We say: The victorious North Island candidate has work to do

So, it’s all over but the crying. Actually, it’s hard to imagine anyone has been worked up enough about this year’s provincial election to cry, although party diehards on either side will be shaken up by the result, whatever it may be.

It’s still a sad reality of newspaper publishing that we are unable to have last night’s results of the North Island riding vote in today’s community paper; our daily will have. But we go to press before the polls close and come out on the street after everybody has gone to bed. But our companion website was on the scene as the results came in and we urge you to head over to www.campbellrivermirror.com for our coverage.

Whatever the results, this had to be one of the most sedate election campaigns we’ve seen in British Columbia. It was certainly the case in the North Island riding. Very few fireworks and no raging issues dominated the headlines. What does that say about our riding? It’s difficult to tell.

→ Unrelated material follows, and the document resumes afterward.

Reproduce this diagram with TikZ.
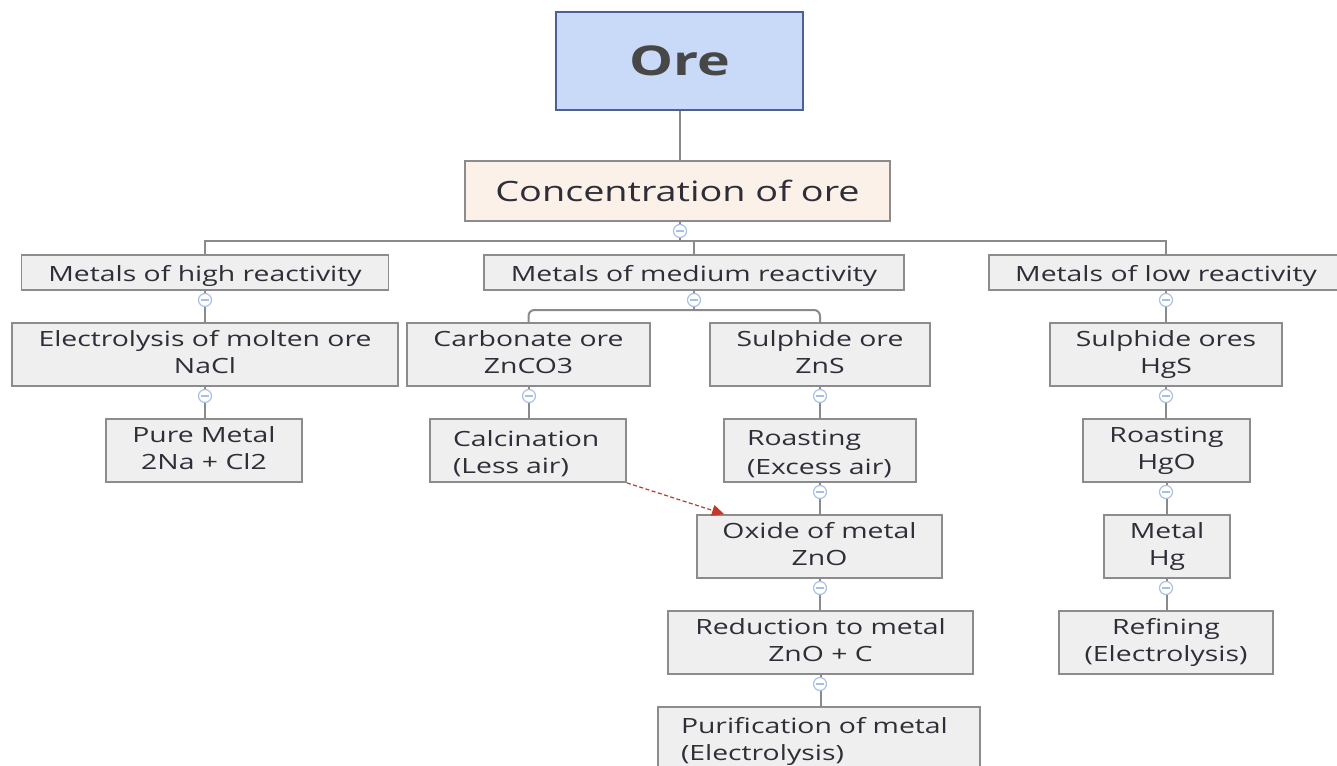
\documentclass[tikz,border=0pt]{standalone}
\usepackage{fontspec}
\setmainfont{Open Sans}[FakeStretch=1.35]
\usetikzlibrary{arrows.meta}
\definecolor{boxfill}{HTML}{EFEFEF}
\definecolor{boxdraw}{HTML}{8C8C8C}
\definecolor{orefill}{HTML}{C9DAF8}
\definecolor{oredraw}{HTML}{4F5F8F}
\definecolor{concfill}{HTML}{FCF1E8}
\definecolor{lin}{HTML}{8A8A8A}
\definecolor{togc}{HTML}{A9BFE6}
\definecolor{txt}{HTML}{2E2E38}
\definecolor{arr}{HTML}{C0392B}
\newcommand{\mylstrut}{\rule[-4pt]{0pt}{27pt}}
\newcommand{\twolines}[2]{\raisebox{-2pt}{\begin{tabular}{@{}c@{}}#1\\#2\end{tabular}}}
\begin{document}
\begin{tikzpicture}[x=1pt,y=-1pt,
 base/.style={draw=boxdraw, fill=boxfill, line width=1.8pt, inner sep=0pt, text=txt,
   font=\fontsize{21}{27}\selectfont},
 box/.style={base, minimum height=63pt},
 sbox/.style={base, minimum height=35pt, execute at begin node=\mylstrut, execute at end node=\mylstrut},
 lbox/.style={base, minimum height=63pt, align=left, inner xsep=23pt, execute at begin node=\mylstrut, execute at end node=\mylstrut},
 conn/.style={draw=lin, line width=2pt},
 toggle/.style={circle, draw=togc, fill=white, line width=1.2pt, minimum size=13pt, inner sep=0pt,
   path picture={\draw[togc, line width=1.2pt] ([xshift=-4pt]path picture bounding box.center) -- ([xshift=4pt]path picture bounding box.center);}}]
\useasboundingbox (0,0) rectangle (1337,765);
\clip (0,0) rectangle (1337,765);
% nodes
\node[draw=oredraw, fill=orefill, line width=1.8pt, minimum width=247pt, minimum height=98pt, text=black!72, font=\fontsize{41}{44}\selectfont\bfseries] (ore) at (679.5,61) {\raisebox{-2pt}{Ore}};
\node[base, fill=concfill, minimum width=425pt, minimum height=60pt, font=\fontsize{28}{30}\selectfont] (conc) at (677.5,191) {\raisebox{-1pt}{Concentration of ore}};
\node[sbox, minimum width=367pt] (hi) at (205,272.5) {Metals of high reactivity};
\node[sbox, minimum width=420pt] (med) at (694,272.5) {Metals of medium reactivity};
\node[sbox, minimum width=354pt] (lo) at (1166,272.5) {Metals of low reactivity};
% high
\node[box, minimum width=386pt] (elec) at (205,354.5) {\twolines{Electrolysis of molten ore}{NaCl}};
\node[box, minimum width=196pt] (pure) at (204,450.5) {\twolines{Pure Metal}{2Na + Cl2}};
% medium
\node[box, minimum width=243pt] (carb) at (528.5,354.5) {\twolines{Carbonate ore}{ZnCO3}};
\node[box, minimum width=220pt] (sulf) at (820,354.5) {\twolines{Sulphide ore}{ZnS}};
\node[lbox, text width=150pt] (calc) at (528,450.5) {Calcination\\(Less air)};
\node[lbox, text width=146pt] (roast) at (820,450.5) {Roasting\\(Excess air)};
\node[box, minimum width=245pt] (oxide) at (819.5,546.5) {\twolines{Oxide of metal}{ZnO}};
\node[box, minimum width=305pt] (red) at (820.5,642.5) {\twolines{Reduction to metal}{ZnO + C}};
\node[lbox, text width=276pt] (pur) at (819,738.5) {Purification of metal\\(Electrolysis)};
% low
\node[box, minimum width=232pt] (hgs) at (1166,354.5) {\twolines{Sulphide ores}{HgS}};
\node[box, minimum width=167pt] (hgo) at (1166.5,450.5) {\twolines{Roasting}{HgO}};
\node[box, minimum width=126pt] (hg) at (1167,546.5) {\twolines{Metal}{Hg}};
\node[box, minimum width=214pt] (ref) at (1166,642.5) {\twolines{Refining}{(Electrolysis)}};
% toggle positions
\coordinate (p0) at (680,231);
\coordinate (j0) at (680,241);
\coordinate (ph) at (205,300);
\coordinate (pm) at (694,300);
\coordinate (jm) at (694,310);
\coordinate (pl) at (1166,300);
\coordinate (pe) at (205,396);
\coordinate (pc) at (529,396);
\coordinate (ps) at (820,396);
\coordinate (pr) at (820,492);
\coordinate (po) at (820,588);
\coordinate (pd) at (820,684);
\coordinate (pg) at (1166,396);
\coordinate (pq) at (1166,492);
\coordinate (pk) at (1166,588);
% connectors
\draw[conn] (ore.south) -- (ore.south |- conc.north);
\draw[conn] (p0 |- conc.south) -- (j0);
\draw[conn] (j0) -| (hi.north);
\draw[conn] (j0) -| (med.north);
\draw[conn] (j0) -| (lo.north);
\draw[conn] (hi.south) -- (elec.north);
\draw[conn] (elec.south) -- (elec.south |- pure.north);
\draw[conn] (med.south) -- (jm);
\draw[conn, rounded corners=6pt] (jm) -| (carb.north);
\draw[conn, rounded corners=6pt] (jm) -| (sulf.north);
\draw[conn] (carb.south) -- (carb.south |- calc.north);
\draw[conn] (sulf.south) -- (roast.north);
\draw[conn] (roast.south) -- (roast.south |- oxide.north);
\draw[conn] (oxide.south) -- (oxide.south |- red.north);
\draw[conn] (red.south) -- (red.south |- pur.north);
\draw[conn] (lo.south) -- (lo.south |- hgs.north);
\draw[conn] (hgs.south) -- (hgs.south |- hgo.north);
\draw[conn] (hgo.south) -- (hgo.south |- hg.north);
\draw[conn] (hg.south) -- (hg.south |- ref.north);
% toggles
\foreach \p in {p0,ph,pm,pl,pe,pc,ps,pr,po,pd,pg,pq,pk}
  \node[toggle] (t\p) at (\p) {};
% dashed arrow
\draw[arr, line width=1.2pt, dash pattern=on 4pt off 2.5pt, -{Triangle[length=12pt,width=11pt]}] (calc.south east) -- ([xshift=28pt]oxide.north west);
\end{tikzpicture}
\end{document}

Of course, provincial issues are North Island issues. We’re as concerned about economic development, tanker traffic, honesty in government as much as anybody in the province.

Perhaps no candidates really managed to capture North Island concerns enough. In the Campbell River area, in particular, we’ll still be focused on finding ways to generate jobs in this region. We will still be wrestling with how to accommodate salmon farming in a climate of misinformation and competing scientific claims. We are left wondering if forestry can ever become the mainstay it once was.

And we will continue to worry whether our young people will be able to work in this highly liveable region and raise their own families and realize their dreams without having to move or commute to Alberta.

Congratulations winning candidate, if your tears are from the joy of victory, dry your eyes and get to work. Now your real job has begun.